Records from a data source:
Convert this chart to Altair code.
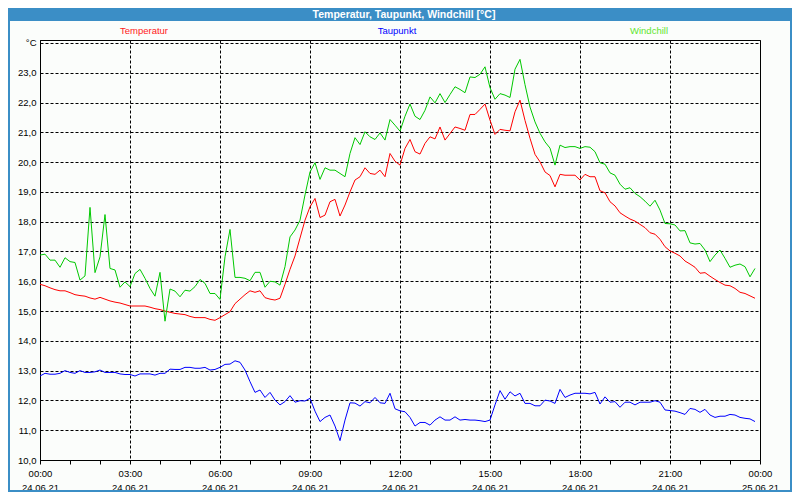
import altair as alt
import pandas as pd

series_names = ["Temperatur", "Taupunkt", "Windchill"]
series_colors = ["#ff0000", "#0000ff", "#00c800"]
legend_colors = ["#ff1a1a", "#0000ff", "#5ee62e"]
chart_title = "Temperatur, Taupunkt, Windchill [°C]"
date_first = "24.06.21"
date_next = "25.06.21"
step_minutes = 10

temperatur = [
    15.90, 15.85, 15.78, 15.72, 15.68, 15.68, 15.62, 15.55, 15.52, 15.50,
    15.44, 15.40, 15.46, 15.40, 15.34, 15.30, 15.27, 15.22, 15.17, 15.17,
    15.17, 15.17, 15.13, 15.08, 15.05, 15.00, 14.96, 14.92, 14.90, 14.88,
    14.82, 14.78, 14.78, 14.78, 14.72, 14.69, 14.78, 14.88, 14.98, 15.25,
    15.40, 15.55, 15.68, 15.63, 15.68, 15.45, 15.40, 15.37, 15.43,
    15.90, 16.40, 16.85, 17.45, 18.05, 18.50, 18.78, 18.14, 18.22, 18.67,
    18.75, 18.19, 18.56, 19.00, 19.40, 19.51, 19.81, 19.62, 19.59, 19.73,
    19.51, 20.29, 20.03, 19.90, 20.46, 20.76, 20.35, 20.27, 20.63, 20.85,
    20.78, 21.18, 20.74, 20.96, 21.18, 21.13, 21.07, 21.60, 21.60, 21.77,
    21.95, 21.41, 20.93, 21.10, 21.07, 21.05, 21.69, 22.08, 21.40, 20.80,
    20.26, 20.01, 19.67, 19.55, 19.17, 19.59, 19.56, 19.56, 19.56, 19.40,
    19.59, 19.51, 19.51, 19.04, 18.97, 18.67, 18.53, 18.30, 18.19, 18.09,
    18.02, 17.91, 17.80, 17.63, 17.58, 17.41, 17.16, 17.02, 16.94, 16.85,
    16.68, 16.58, 16.47, 16.27, 16.29, 16.17, 16.06, 15.96, 15.87, 15.85,
    15.76, 15.63, 15.59, 15.51, 15.43,
]

taupunkt = [
    12.82, 12.91, 12.88, 12.88, 12.91, 13.00, 12.94, 12.91, 13.00, 12.94,
    12.94, 12.96, 13.02, 12.94, 12.94, 12.94, 12.89, 12.87, 12.87, 12.82,
    12.89, 12.89, 12.89, 12.85, 12.91, 12.91, 13.05, 13.04, 13.04, 13.11,
    13.11, 13.08, 13.08, 13.11, 13.02, 13.04, 13.11, 13.21, 13.22, 13.33,
    13.28, 13.02, 12.63, 12.27, 12.35, 12.10, 12.27, 12.01, 11.85, 11.96,
    12.16, 11.94, 11.99, 11.98, 12.07, 11.64, 11.29, 11.43, 11.51, 11.14,
    10.65, 11.34, 11.92, 11.91, 11.81, 11.96, 11.92, 12.10, 11.92, 11.90,
    12.24, 11.72, 11.65, 11.62, 11.43, 11.14, 11.26, 11.26, 11.17, 11.34,
    11.45, 11.34, 11.34, 11.45, 11.34, 11.36, 11.34, 11.34, 11.32, 11.29,
    11.34, 11.85, 12.33, 12.04, 12.29, 12.15, 12.24, 11.90, 11.90, 11.82,
    11.82, 12.01, 11.98, 11.90, 12.37, 12.10, 12.18, 12.24, 12.24, 12.24,
    12.22, 12.27, 11.88, 12.12, 11.94, 11.96, 11.77, 11.94, 11.94, 11.85,
    11.94, 11.94, 11.94, 11.99, 11.94, 11.68, 11.66, 11.64, 11.59, 11.53,
    11.73, 11.70, 11.60, 11.70, 11.51, 11.43, 11.47, 11.47, 11.53, 11.51,
    11.43, 11.40, 11.38, 11.29,
]

windchill = [
    16.88, 16.91, 16.71, 16.71, 16.47, 16.79, 16.66, 16.63, 16.04, 16.18,
    18.48, 16.29, 16.82, 18.24, 16.43, 16.38, 15.80, 15.98, 15.82, 16.26,
    16.40, 16.10, 15.76, 15.50, 16.30, 14.66, 15.74, 15.67, 15.48, 15.70,
    15.67, 15.82, 16.06, 15.93, 15.59, 15.59, 15.39, 16.82, 17.74, 16.13,
    16.13, 16.10, 16.02, 16.30, 16.30, 15.80, 16.00, 15.98, 15.87,
    16.49, 17.49, 17.72, 18.05, 18.90, 19.67, 19.98, 19.42, 19.81, 19.73,
    19.73, 19.62, 19.51, 20.29, 20.82, 20.59, 21.02, 20.85, 20.76, 20.98,
    20.74, 21.43, 21.24, 21.04, 21.54, 21.95, 21.54, 21.43, 21.74, 22.19,
    21.99, 22.30, 22.00, 22.27, 22.53, 22.44, 22.33, 22.86, 22.84, 22.95,
    23.20, 22.50, 22.11, 22.30, 22.25, 22.17, 23.12, 23.45, 22.60, 21.85,
    21.35, 20.97, 20.68, 20.47, 19.90, 20.57, 20.49, 20.52, 20.52, 20.46,
    20.52, 20.50, 20.35, 19.98, 19.93, 19.64, 19.56, 19.26, 19.09, 19.14,
    18.95, 18.84, 18.69, 18.52, 18.72, 18.39, 17.94, 17.93, 17.89, 17.69,
    17.70, 17.29, 17.25, 17.27, 17.05, 16.66, 16.88, 17.05, 16.77, 16.47,
    16.54, 16.58, 16.49, 16.15, 16.43,
]

rows = []
for name, vals in zip(series_names, [temperatur, taupunkt, windchill]):
    for i, v in enumerate(vals):
        rows.append({"h": i * step_minutes / 60.0, "v": v, "s": name})
df = pd.DataFrame(rows)

FONT = "Liberation Sans"
BLUE = "#3b8ec6"

x_label_expr = (
    "datum.value % 3 == 0 ? ["
    "(datum.value % 24 < 10 ? '0' : '') + (datum.value % 24) + ':00', "
    f"datum.value < 24 ? '{date_first}' : '{date_next}'] : ''"
)
y_label_expr = "datum.value == 24 ? '°C' : replace(format(datum.value, '.1f'), '.', ',')"

x_axis = alt.Axis(
    values=list(range(0, 25)), title=None, grid=True, gridColor="#000000",
    gridDash=[3, 2], gridWidth=1,
    gridOpacity={"condition": {"test": "datum.value % 3 == 0", "value": 1}, "value": 0},
    tickSize=4, tickColor="#000000", domainColor="#000000",
    labelExpr=x_label_expr, labelOverlap=False, labelFlush=False,
    labelFont=FONT, labelFontSize=9.5, labelColor="#000000",
    labelBaseline="top", labelPadding=4.5, labelLineHeight=14,
)
y_axis = alt.Axis(
    values=list(range(10, 25)), title=None, grid=True, gridColor="#000000",
    gridDash=[3, 2], gridWidth=1, ticks=False, domainColor="#000000",
    labelExpr=y_label_expr, labelFont=FONT, labelFontSize=9.5,
    labelColor="#000000", labelPadding=4, labelOverlap=False, labelFlush=False,
)

lines = alt.Chart(df).mark_line(strokeWidth=1).encode(
    x=alt.X("h:Q", scale=alt.Scale(domain=[0, 24], nice=False, zero=False), axis=x_axis),
    y=alt.Y("v:Q", scale=alt.Scale(domain=[10, 24.1], nice=False, zero=False), axis=y_axis),
    color=alt.Color("s:N", scale=alt.Scale(domain=series_names, range=series_colors), legend=None),
)

blank = alt.Data(values=[{}])
frame = alt.Chart(blank).mark_rect(filled=False, stroke=BLUE, strokeWidth=2).encode(
    x=alt.value(-31), x2=alt.value(751), y=alt.value(-31), y2=alt.value(451)
)
titlebar = alt.Chart(blank).mark_rect(color=BLUE).encode(
    x=alt.value(-32), x2=alt.value(752), y=alt.value(-32), y2=alt.value(-19)
)
title = alt.Chart(blank).mark_text(
    text=chart_title, color="#ffffff", font=FONT, fontSize=10.5, fontWeight="bold",
    align="center", baseline="middle",
).encode(x=alt.value(364), y=alt.value(-25.5))

legend_x = [104, 357, 609]
legend_layers = []
for name, col, lx in zip(series_names, legend_colors, legend_x):
    legend_layers.append(
        alt.Chart(blank).mark_text(
            text=name, color=col, font=FONT, fontSize=9.5, align="center", baseline="middle"
        ).encode(x=alt.value(lx), y=alt.value(-9))
    )

chart = alt.layer(frame, titlebar, title, *legend_layers, lines).properties(
    width=720, height=420,
    padding={"left": 32, "top": 32, "right": 32, "bottom": 32},
    autosize=alt.AutoSizeParams(type="none"),
    background="#fbfdfb",
).configure_view(stroke="#000000", strokeWidth=1)

chart.save("out.html", embed_options={"renderer": "svg", "actions": False})
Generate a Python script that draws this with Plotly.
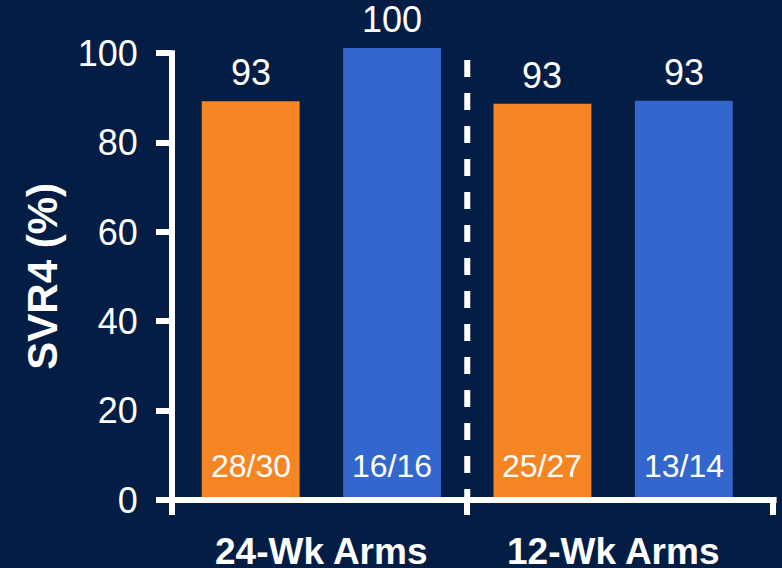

_Exercise_
Return exactly what appears from the opening line of the material through the line with "step_minutes = 10", apart from the pictures.

_Complete answer_
Convert this chart to Altair code.
import altair as alt
import pandas as pd

series_names = ["Temperatur", "Taupunkt", "Windchill"]
series_colors = ["#ff0000", "#0000ff", "#00c800"]
legend_colors = ["#ff1a1a", "#0000ff", "#5ee62e"]
chart_title = "Temperatur, Taupunkt, Windchill [°C]"
date_first = "24.06.21"
date_next = "25.06.21"
step_minutes = 10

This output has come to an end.